» **WHAT IS EXPECTED**:
Return the whole listing, line for line, without the pictures in it.

_____

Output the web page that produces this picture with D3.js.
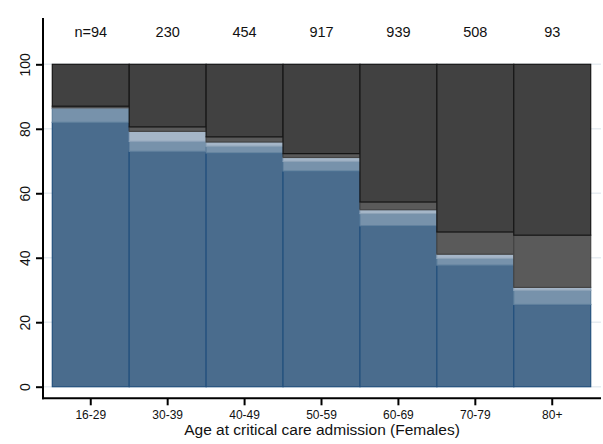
<!DOCTYPE html>
<html>
    <head>
        <meta charset="utf-8"/>
        <title> Critical care admissions, females </title>
        <script src="https://d3js.org/d3.v7.min.js"></script>
        <style>
            body { margin: 0; background: white; }
            text { font-family: "Liberation Sans", Arial, sans-serif; fill: #111; }
        </style>
    </head>

    <body>
        <svg id="chart" width="603" height="444"></svg>

        <script>
            // age groups and number of patients in each
            var ageGroups = ["16-29", "30-39", "40-49", "50-59", "60-69", "70-79", "80+"];
            var nLabels = ["n=94", "230", "454", "917", "939", "508", "93"];

            // percentage in each outcome group, bottom to top
            var level1 = [82.0, 73.0, 72.5, 66.9, 49.9, 37.7, 25.5];
            var level2 = [4.3, 3.1, 2.1, 3.0, 3.8, 2.1, 4.4];
            var level3 = [0.2, 3.1, 1.3, 1.2, 1.2, 1.3, 0.9];
            var level4 = [0.5, 1.4, 1.6, 1.2, 2.4, 6.9, 16.2];
            var level5 = [13.0, 19.4, 22.5, 27.7, 42.7, 52.0, 53.0];

            var yTicks = [0, 20, 40, 60, 80, 100];

            var keys = ["l1", "l2", "l3", "l4", "l5"];
            var fills = {l1: "#4a6c8d", l2: "#7792ab", l3: "#a5b6c8", l4: "#5a5a5a", l5: "#414141"};
            var strokes = {l1: "#23507d", l2: "#5f7f9c", l3: "#8ea3b8", l4: "#444", l5: "#161616"};

            var rows = ageGroups.map(function(g, i) {
                return {group: g, l1: level1[i], l2: level2[i], l3: level3[i], l4: level4[i], l5: level5[i]};
            });

            var svg = d3.select("#chart");

            var x = d3.scaleBand().domain(ageGroups).range([52.3, 590.7]).padding(0);
            var y = d3.scaleLinear().domain([0, 100]).range([386.7, 64.3]);

            // grid lines
            svg.append("g").selectAll("line")
                .data(yTicks)
                .enter().append("line")
                .attr("x1", 43).attr("x2", 601)
                .attr("y1", function(d) { return y(d); })
                .attr("y2", function(d) { return y(d); })
                .attr("stroke", "#e6ecf1")
                .attr("stroke-width", 1.5);

            var stacked = d3.stack().keys(keys)(rows);

            // stacked bars
            svg.append("g").selectAll("g")
                .data(stacked)
                .enter().append("g")
                .attr("fill", function(s) { return fills[s.key]; })
                .attr("stroke", function(s) { return strokes[s.key]; })
                .selectAll("rect")
                .data(function(s) { return s; })
                .enter().append("rect")
                .attr("x", function(d) { return x(d.data.group); })
                .attr("width", x.bandwidth())
                .attr("y", function(d) { return y(d[1]); })
                .attr("height", function(d) { return y(d[0]) - y(d[1]); })
                .attr("stroke-width", 1.2);

            // y axis
            var yAxis = svg.append("g")
                .attr("transform", "translate(43,0)")
                .call(d3.axisLeft(y).tickValues(yTicks).tickSize(7).tickPadding(0));
            yAxis.select(".domain").remove();
            yAxis.selectAll(".tick line").attr("stroke", "#000").attr("stroke-width", 2);
            yAxis.selectAll(".tick text")
                .attr("x", 0).attr("dy", 0)
                .attr("transform", "translate(-13,0) rotate(-90)")
                .attr("text-anchor", "middle")
                .style("font-size", "14px")
                .style("font-family", "Liberation Sans, Arial, sans-serif")
                .attr("fill", "#111");

            svg.append("line")
                .attr("x1", 43).attr("x2", 43)
                .attr("y1", 18).attr("y2", 399.3)
                .attr("stroke", "#000").attr("stroke-width", 2);

            // x axis
            var xAxis = svg.append("g")
                .attr("transform", "translate(0,398.3)")
                .call(d3.axisBottom(x).tickSize(7).tickPadding(5));
            xAxis.select(".domain").remove();
            xAxis.selectAll(".tick line").attr("stroke", "#000").attr("stroke-width", 2);
            xAxis.selectAll(".tick text")
                .style("font-size", "12px")
                .style("font-family", "Liberation Sans, Arial, sans-serif")
                .attr("fill", "#111");

            svg.append("line")
                .attr("x1", 42).attr("x2", 601)
                .attr("y1", 398.3).attr("y2", 398.3)
                .attr("stroke", "#000").attr("stroke-width", 2);

            svg.append("text")
                .attr("x", 322).attr("y", 435)
                .attr("text-anchor", "middle")
                .style("font-size", "15.5px")
                .text("Age at critical care admission (Females)");

            // patient counts above bars
            svg.append("g").selectAll("text")
                .data(nLabels)
                .enter().append("text")
                .attr("x", function(d, i) { return x(ageGroups[i]) + x.bandwidth() / 2; })
                .attr("y", 36.7)
                .attr("text-anchor", "middle")
                .style("font-size", "14.5px")
                .text(function(d) { return d; });
        </script>
    </body>
</html>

_____

» **EXERCISE ANSWER**:
Output the web page that produces this picture with D3.js.
<!DOCTYPE html>
<html>
    <head>
        <meta charset="utf-8"/>
        <title> Critical care admissions, females </title>
        <script src="https://d3js.org/d3.v7.min.js"></script>
        <style>
            body { margin: 0; background: white; }
            text { font-family: "Liberation Sans", Arial, sans-serif; fill: #111; }
        </style>
    </head>

    <body>
        <svg id="chart" width="603" height="444"></svg>

        <script>
            // age groups and number of patients in each
            var ageGroups = ["16-29", "30-39", "40-49", "50-59", "60-69", "70-79", "80+"];
            var nLabels = ["n=94", "230", "454", "917", "939", "508", "93"];

            // percentage in each outcome group, bottom to top
            var level1 = [82.0, 73.0, 72.5, 66.9, 49.9, 37.7, 25.5];
            var level2 = [4.3, 3.1, 2.1, 3.0, 3.8, 2.1, 4.4];
            var level3 = [0.2, 3.1, 1.3, 1.2, 1.2, 1.3, 0.9];
            var level4 = [0.5, 1.4, 1.6, 1.2, 2.4, 6.9, 16.2];
            var level5 = [13.0, 19.4, 22.5, 27.7, 42.7, 52.0, 53.0];

            var yTicks = [0, 20, 40, 60, 80, 100];

            var keys = ["l1", "l2", "l3", "l4", "l5"];
            var fills = {l1: "#4a6c8d", l2: "#7792ab", l3: "#a5b6c8", l4: "#5a5a5a", l5: "#414141"};
            var strokes = {l1: "#23507d", l2: "#5f7f9c", l3: "#8ea3b8", l4: "#444", l5: "#161616"};

            var rows = ageGroups.map(function(g, i) {
                return {group: g, l1: level1[i], l2: level2[i], l3: level3[i], l4: level4[i], l5: level5[i]};
            });

            var svg = d3.select("#chart");

            var x = d3.scaleBand().domain(ageGroups).range([52.3, 590.7]).padding(0);
            var y = d3.scaleLinear().domain([0, 100]).range([386.7, 64.3]);

            // grid lines
            svg.append("g").selectAll("line")
                .data(yTicks)
                .enter().append("line")
                .attr("x1", 43).attr("x2", 601)
                .attr("y1", function(d) { return y(d); })
                .attr("y2", function(d) { return y(d); })
                .attr("stroke", "#e6ecf1")
                .attr("stroke-width", 1.5);

            var stacked = d3.stack().keys(keys)(rows);

            // stacked bars
            svg.append("g").selectAll("g")
                .data(stacked)
                .enter().append("g")
                .attr("fill", function(s) { return fills[s.key]; })
                .attr("stroke", function(s) { return strokes[s.key]; })
                .selectAll("rect")
                .data(function(s) { return s; })
                .enter().append("rect")
                .attr("x", function(d) { return x(d.data.group); })
                .attr("width", x.bandwidth())
                .attr("y", function(d) { return y(d[1]); })
                .attr("height", function(d) { return y(d[0]) - y(d[1]); })
                .attr("stroke-width", 1.2);

            // y axis
            var yAxis = svg.append("g")
                .attr("transform", "translate(43,0)")
                .call(d3.axisLeft(y).tickValues(yTicks).tickSize(7).tickPadding(0));
            yAxis.select(".domain").remove();
            yAxis.selectAll(".tick line").attr("stroke", "#000").attr("stroke-width", 2);
            yAxis.selectAll(".tick text")
                .attr("x", 0).attr("dy", 0)
                .attr("transform", "translate(-13,0) rotate(-90)")
                .attr("text-anchor", "middle")
                .style("font-size", "14px")
                .style("font-family", "Liberation Sans, Arial, sans-serif")
                .attr("fill", "#111");

            svg.append("line")
                .attr("x1", 43).attr("x2", 43)
                .attr("y1", 18).attr("y2", 399.3)
                .attr("stroke", "#000").attr("stroke-width", 2);

            // x axis
            var xAxis = svg.append("g")
                .attr("transform", "translate(0,398.3)")
                .call(d3.axisBottom(x).tickSize(7).tickPadding(5));
            xAxis.select(".domain").remove();
            xAxis.selectAll(".tick line").attr("stroke", "#000").attr("stroke-width", 2);
            xAxis.selectAll(".tick text")
                .style("font-size", "12px")
                .style("font-family", "Liberation Sans, Arial, sans-serif")
                .attr("fill", "#111");

            svg.append("line")
                .attr("x1", 42).attr("x2", 601)
                .attr("y1", 398.3).attr("y2", 398.3)
                .attr("stroke", "#000").attr("stroke-width", 2);

            svg.append("text")
                .attr("x", 322).attr("y", 435)
                .attr("text-anchor", "middle")
                .style("font-size", "15.5px")
                .text("Age at critical care admission (Females)");

            // patient counts above bars
            svg.append("g").selectAll("text")
                .data(nLabels)
                .enter().append("text")
                .attr("x", function(d, i) { return x(ageGroups[i]) + x.bandwidth() / 2; })
                .attr("y", 36.7)
                .attr("text-anchor", "middle")
                .style("font-size", "14.5px")
                .text(function(d) { return d; });
        </script>
    </body>
</html>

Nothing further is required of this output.